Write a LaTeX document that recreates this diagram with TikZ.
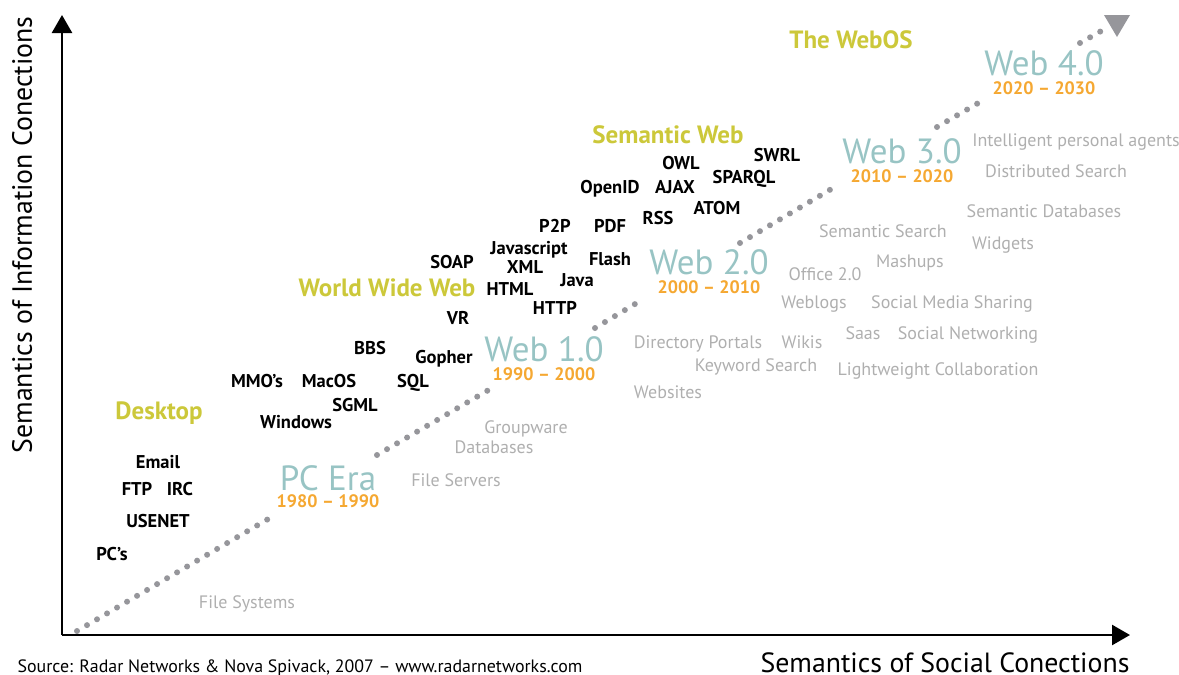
\documentclass[tikz,border=0pt]{standalone}
\usepackage{fontspec}
\setmainfont{PT Sans}
\usetikzlibrary{arrows.meta}
\definecolor{eraYellow}{HTML}{CCC83A}
\definecolor{eraTeal}{HTML}{98C4C4}
\definecolor{yearOrange}{HTML}{F5A832}
\definecolor{techGray}{HTML}{AFAFAF}
\definecolor{dotGray}{HTML}{96969B}

\begin{document}
\begin{tikzpicture}[x=1pt, y=-1pt,
    every node/.style={inner sep=0pt, text depth=0pt},
    tech/.style={font=\bfseries\fontsize{18.5}{18.5}\selectfont, text height=13pt},
    trend/.style={text=eraYellow, font=\bfseries\fontsize{25}{25}\selectfont, text height=17.5pt},
    era/.style={text=eraTeal, font=\fontsize{35}{35}\selectfont, text height=24.5pt},
    years/.style={text=yearOrange, font=\bfseries\fontsize{18}{18}\selectfont, text height=12.6pt},
    soft/.style={text=techGray, font=\fontsize{18}{18}\selectfont, text height=12.6pt},
    axislabel/.style={font=\fontsize{27.8}{27.8}\selectfont, text height=19.5pt},
    trendline/.style={dotGray, line width=6pt, line cap=round, dash pattern=on 0pt off 11.6pt}]
    \useasboundingbox (0,0) rectangle (1179,675);
    % axes
    \coordinate (O) at (62,635);
    \coordinate (ytop) at (62,15);
    \coordinate (xend) at (1130,635);
    \draw[line width=2.6pt, -{Triangle[width=20pt,length=18pt]}] (O) -- (ytop);
    \draw[line width=2.6pt, -{Triangle[width=20pt,length=18pt]}] (O) -- (xend);
    \node[axislabel, rotate=90] (ylab) at (22,235) {Semantics of Information Conections};
    \node[axislabel] (xlab) at (945,663) {Semantics of Social Conections};
    \node[font=\fontsize{17.9}{17.9}\selectfont, text height=12.5pt] (src) at (300,666) {Source: Radar Networks \& Nova Spivack, 2007 – www.radarnetworks.com};
    % dotted trend, broken at each era
    \coordinate (d1a) at (77,631);   \coordinate (d1b) at (275,515);
    \coordinate (d2a) at (377,455);  \coordinate (d2b) at (492,388);
    \coordinate (d3a) at (595,328);  \coordinate (d3b) at (640,301);
    \coordinate (d4a) at (740,243);  \coordinate (d4b) at (833,188);
    \coordinate (d5a) at (937,127);  \coordinate (d5b) at (980,102);
    \coordinate (d6a) at (1080,43);  \coordinate (d6b) at (1103,30);
    \draw[trendline] (d1a) -- (d1b);
    \draw[trendline] (d2a) -- (d2b);
    \draw[trendline] (d3a) -- (d3b);
    \draw[trendline] (d4a) -- (d4b);
    \draw[trendline] (d5a) -- (d5b);
    \draw[trendline] (d6a) -- (d6b);
    \fill[dotGray] (1104,15) -- (1130,15) -- (1117,37) -- cycle;
    % eras
    \node[era] (pcera) at (328,478) {PC Era};
    \node[years] (y1980) at (328,501) {1980 – 1990};
    \node[era] (web1) at (544,349) {Web 1.0};
    \node[years] (y1990) at (544,374) {1990 – 2000};
    \node[era] (web2) at (709,262) {Web 2.0};
    \node[years] (y2000) at (709,287) {2000 – 2010};
    \node[era] (web3) at (902,151) {Web 3.0};
    \node[years] (y2010) at (902,176) {2010 – 2020};
    \node[era] (web4) at (1044,63) {Web 4.0};
    \node[years] (y2020) at (1044,88) {2020 – 2030};
    % trends
    \node[trend] (desktop) at (159,411) {Desktop};
    \node[trend] (www) at (387,288) {World Wide Web};
    \node[trend] (semweb) at (668,135) {Semantic Web};
    \node[trend] (webos) at (851,40) {The WebOS};
    % technologies
    \node[tech] (pcs) at (112,554) {PC’s};
    \node[tech] (usenet) at (158,521) {USENET};
    \node[tech] (ftp) at (137,489) {FTP};
    \node[tech] (irc) at (180,489) {IRC};
    \node[tech] (email) at (158,462) {Email};
    \node[tech] (windows) at (296,422) {Windows};
    \node[tech] (sgml) at (355,405) {SGML};
    \node[tech] (mmos) at (257,381) {MMO’s};
    \node[tech] (macos) at (329,381) {MacOS};
    \node[tech] (sql) at (413,381) {SQL};
    \node[tech] (bbs) at (370,348) {BBS};
    \node[tech] (gopher) at (444,357) {Gopher};
    \node[tech] (vr) at (458,318) {VR};
    \node[tech] (soap) at (452,262) {SOAP};
    \node[tech] (jscript) at (529,248) {Javascript};
    \node[tech] (xml) at (525,267) {XML};
    \node[tech] (html) at (510,289) {HTML};
    \node[tech] (http) at (555,308) {HTTP};
    \node[tech] (java) at (577,280) {Java};
    \node[tech] (ptwop) at (555,226) {P2P};
    \node[tech] (pdf) at (610,226) {PDF};
    \node[tech] (flash) at (610,259) {Flash};
    \node[tech] (rss) at (658,218) {RSS};
    \node[tech] (openid) at (610,187) {OpenID};
    \node[tech] (ajax) at (675,187) {AJAX};
    \node[tech] (owl) at (681,163) {OWL};
    \node[tech] (atom) at (717,208) {ATOM};
    \node[tech] (sparql) at (744,177) {SPARQL};
    \node[tech] (swrl) at (777,155) {SWRL};
    % applications
    \node[soft] (filesys) at (247,602) {File Systems};
    \node[soft] (fileserv) at (456,480) {File Servers};
    \node[soft] (groupware) at (526,427) {Groupware};
    \node[soft] (databases) at (494,447) {Databases};
    \node[soft] (websites) at (668,392) {Websites};
    \node[soft] (portals) at (698,342) {Directory Portals};
    \node[soft] (keyword) at (756,365) {Keyword Search};
    \node[soft] (wikis) at (802,342) {Wikis};
    \node[soft] (saas) at (863,333) {Saas};
    \node[soft] (socnet) at (968,333) {Social Networking};
    \node[soft] (lwcollab) at (938,369) {Lightweight Collaboration};
    \node[soft] (weblogs) at (814,302) {Weblogs};
    \node[soft] (mediashare) at (952,302) {Social Media Sharing};
    \node[soft] (office) at (825,274) {Office 2.0};
    \node[soft] (mashups) at (910,261) {Mashups};
    \node[soft] (semsearch) at (883,231) {Semantic Search};
    \node[soft] (widgets) at (1003,243) {Widgets};
    \node[soft] (semdb) at (1044,211) {Semantic Databases};
    \node[soft] (distsearch) at (1056,171) {Distributed Search};
    \node[soft] (agents) at (1076,140) {Intelligent personal agents};
\end{tikzpicture}
\end{document}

——

→ Exercise prompt:
Repeat the material exactly as it reads, without any of its pictures.

→ Exercise result:
Write a LaTeX document that recreates this diagram with TikZ.
\documentclass[tikz,border=0pt]{standalone}
\usepackage{fontspec}
\setmainfont{PT Sans}
\usetikzlibrary{arrows.meta}
\definecolor{eraYellow}{HTML}{CCC83A}
\definecolor{eraTeal}{HTML}{98C4C4}
\definecolor{yearOrange}{HTML}{F5A832}
\definecolor{techGray}{HTML}{AFAFAF}
\definecolor{dotGray}{HTML}{96969B}

\begin{document}
\begin{tikzpicture}[x=1pt, y=-1pt,
    every node/.style={inner sep=0pt, text depth=0pt},
    tech/.style={font=\bfseries\fontsize{18.5}{18.5}\selectfont, text height=13pt},
    trend/.style={text=eraYellow, font=\bfseries\fontsize{25}{25}\selectfont, text height=17.5pt},
    era/.style={text=eraTeal, font=\fontsize{35}{35}\selectfont, text height=24.5pt},
    years/.style={text=yearOrange, font=\bfseries\fontsize{18}{18}\selectfont, text height=12.6pt},
    soft/.style={text=techGray, font=\fontsize{18}{18}\selectfont, text height=12.6pt},
    axislabel/.style={font=\fontsize{27.8}{27.8}\selectfont, text height=19.5pt},
    trendline/.style={dotGray, line width=6pt, line cap=round, dash pattern=on 0pt off 11.6pt}]
    \useasboundingbox (0,0) rectangle (1179,675);
    % axes
    \coordinate (O) at (62,635);
    \coordinate (ytop) at (62,15);
    \coordinate (xend) at (1130,635);
    \draw[line width=2.6pt, -{Triangle[width=20pt,length=18pt]}] (O) -- (ytop);
    \draw[line width=2.6pt, -{Triangle[width=20pt,length=18pt]}] (O) -- (xend);
    \node[axislabel, rotate=90] (ylab) at (22,235) {Semantics of Information Conections};
    \node[axislabel] (xlab) at (945,663) {Semantics of Social Conections};
    \node[font=\fontsize{17.9}{17.9}\selectfont, text height=12.5pt] (src) at (300,666) {Source: Radar Networks \& Nova Spivack, 2007 – www.radarnetworks.com};
    % dotted trend, broken at each era
    \coordinate (d1a) at (77,631);   \coordinate (d1b) at (275,515);
    \coordinate (d2a) at (377,455);  \coordinate (d2b) at (492,388);
    \coordinate (d3a) at (595,328);  \coordinate (d3b) at (640,301);
    \coordinate (d4a) at (740,243);  \coordinate (d4b) at (833,188);
    \coordinate (d5a) at (937,127);  \coordinate (d5b) at (980,102);
    \coordinate (d6a) at (1080,43);  \coordinate (d6b) at (1103,30);
    \draw[trendline] (d1a) -- (d1b);
    \draw[trendline] (d2a) -- (d2b);
    \draw[trendline] (d3a) -- (d3b);
    \draw[trendline] (d4a) -- (d4b);
    \draw[trendline] (d5a) -- (d5b);
    \draw[trendline] (d6a) -- (d6b);
    \fill[dotGray] (1104,15) -- (1130,15) -- (1117,37) -- cycle;
    % eras
    \node[era] (pcera) at (328,478) {PC Era};
    \node[years] (y1980) at (328,501) {1980 – 1990};
    \node[era] (web1) at (544,349) {Web 1.0};
    \node[years] (y1990) at (544,374) {1990 – 2000};
    \node[era] (web2) at (709,262) {Web 2.0};
    \node[years] (y2000) at (709,287) {2000 – 2010};
    \node[era] (web3) at (902,151) {Web 3.0};
    \node[years] (y2010) at (902,176) {2010 – 2020};
    \node[era] (web4) at (1044,63) {Web 4.0};
    \node[years] (y2020) at (1044,88) {2020 – 2030};
    % trends
    \node[trend] (desktop) at (159,411) {Desktop};
    \node[trend] (www) at (387,288) {World Wide Web};
    \node[trend] (semweb) at (668,135) {Semantic Web};
    \node[trend] (webos) at (851,40) {The WebOS};
    % technologies
    \node[tech] (pcs) at (112,554) {PC’s};
    \node[tech] (usenet) at (158,521) {USENET};
    \node[tech] (ftp) at (137,489) {FTP};
    \node[tech] (irc) at (180,489) {IRC};
    \node[tech] (email) at (158,462) {Email};
    \node[tech] (windows) at (296,422) {Windows};
    \node[tech] (sgml) at (355,405) {SGML};
    \node[tech] (mmos) at (257,381) {MMO’s};
    \node[tech] (macos) at (329,381) {MacOS};
    \node[tech] (sql) at (413,381) {SQL};
    \node[tech] (bbs) at (370,348) {BBS};
    \node[tech] (gopher) at (444,357) {Gopher};
    \node[tech] (vr) at (458,318) {VR};
    \node[tech] (soap) at (452,262) {SOAP};
    \node[tech] (jscript) at (529,248) {Javascript};
    \node[tech] (xml) at (525,267) {XML};
    \node[tech] (html) at (510,289) {HTML};
    \node[tech] (http) at (555,308) {HTTP};
    \node[tech] (java) at (577,280) {Java};
    \node[tech] (ptwop) at (555,226) {P2P};
    \node[tech] (pdf) at (610,226) {PDF};
    \node[tech] (flash) at (610,259) {Flash};
    \node[tech] (rss) at (658,218) {RSS};
    \node[tech] (openid) at (610,187) {OpenID};
    \node[tech] (ajax) at (675,187) {AJAX};
    \node[tech] (owl) at (681,163) {OWL};
    \node[tech] (atom) at (717,208) {ATOM};
    \node[tech] (sparql) at (744,177) {SPARQL};
    \node[tech] (swrl) at (777,155) {SWRL};
    % applications
    \node[soft] (filesys) at (247,602) {File Systems};
    \node[soft] (fileserv) at (456,480) {File Servers};
    \node[soft] (groupware) at (526,427) {Groupware};
    \node[soft] (databases) at (494,447) {Databases};
    \node[soft] (websites) at (668,392) {Websites};
    \node[soft] (portals) at (698,342) {Directory Portals};
    \node[soft] (keyword) at (756,365) {Keyword Search};
    \node[soft] (wikis) at (802,342) {Wikis};
    \node[soft] (saas) at (863,333) {Saas};
    \node[soft] (socnet) at (968,333) {Social Networking};
    \node[soft] (lwcollab) at (938,369) {Lightweight Collaboration};
    \node[soft] (weblogs) at (814,302) {Weblogs};
    \node[soft] (mediashare) at (952,302) {Social Media Sharing};
    \node[soft] (office) at (825,274) {Office 2.0};
    \node[soft] (mashups) at (910,261) {Mashups};
    \node[soft] (semsearch) at (883,231) {Semantic Search};
    \node[soft] (widgets) at (1003,243) {Widgets};
    \node[soft] (semdb) at (1044,211) {Semantic Databases};
    \node[soft] (distsearch) at (1056,171) {Distributed Search};
    \node[soft] (agents) at (1076,140) {Intelligent personal agents};
\end{tikzpicture}
\end{document}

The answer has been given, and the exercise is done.